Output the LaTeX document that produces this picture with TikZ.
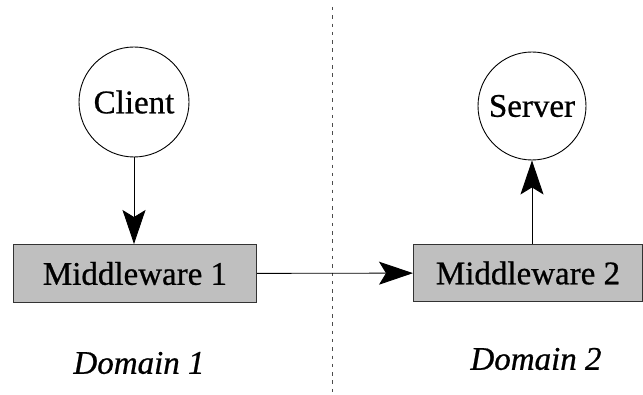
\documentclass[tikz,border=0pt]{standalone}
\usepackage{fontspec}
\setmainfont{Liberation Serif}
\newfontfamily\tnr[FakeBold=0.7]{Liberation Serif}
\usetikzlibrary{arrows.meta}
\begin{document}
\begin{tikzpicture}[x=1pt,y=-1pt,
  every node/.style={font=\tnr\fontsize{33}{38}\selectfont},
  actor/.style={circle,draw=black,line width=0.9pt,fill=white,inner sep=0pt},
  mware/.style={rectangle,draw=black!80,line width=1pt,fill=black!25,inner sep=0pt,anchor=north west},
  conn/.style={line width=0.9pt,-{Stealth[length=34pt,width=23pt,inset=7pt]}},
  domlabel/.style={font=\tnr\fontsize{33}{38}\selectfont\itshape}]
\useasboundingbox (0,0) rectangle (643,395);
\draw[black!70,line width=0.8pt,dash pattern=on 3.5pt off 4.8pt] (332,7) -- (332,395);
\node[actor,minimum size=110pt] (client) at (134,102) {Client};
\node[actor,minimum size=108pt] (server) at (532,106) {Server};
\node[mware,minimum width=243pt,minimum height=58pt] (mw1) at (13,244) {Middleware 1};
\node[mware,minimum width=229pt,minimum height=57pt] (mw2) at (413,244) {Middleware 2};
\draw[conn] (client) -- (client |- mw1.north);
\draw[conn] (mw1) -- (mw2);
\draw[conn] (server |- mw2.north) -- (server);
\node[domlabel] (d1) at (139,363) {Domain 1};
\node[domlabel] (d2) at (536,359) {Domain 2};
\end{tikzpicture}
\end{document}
---+---
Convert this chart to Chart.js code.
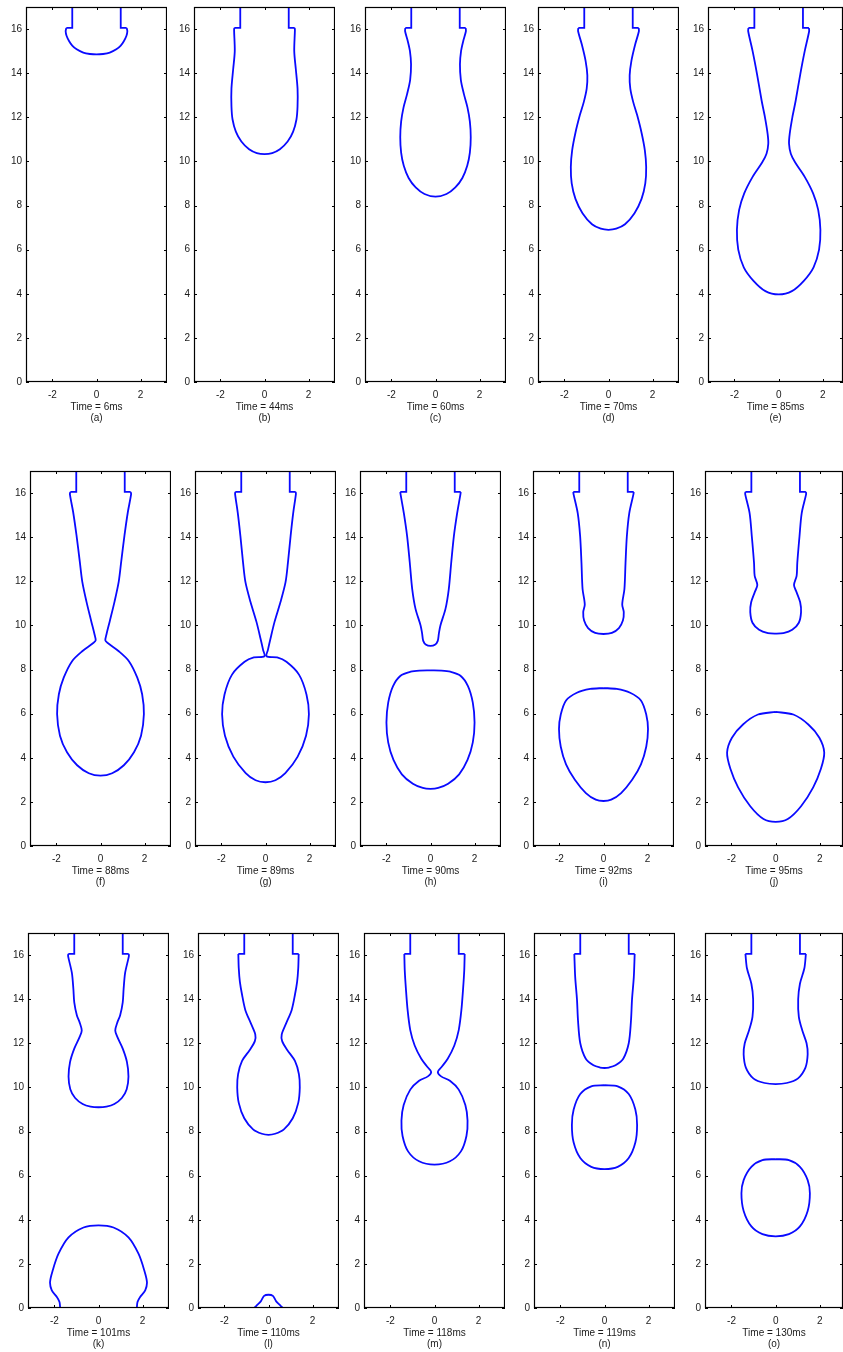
---+---
In the entries above, find the lines containing the word "this" and say how many there are, with no other words.

▶ **Reply to the task**: 2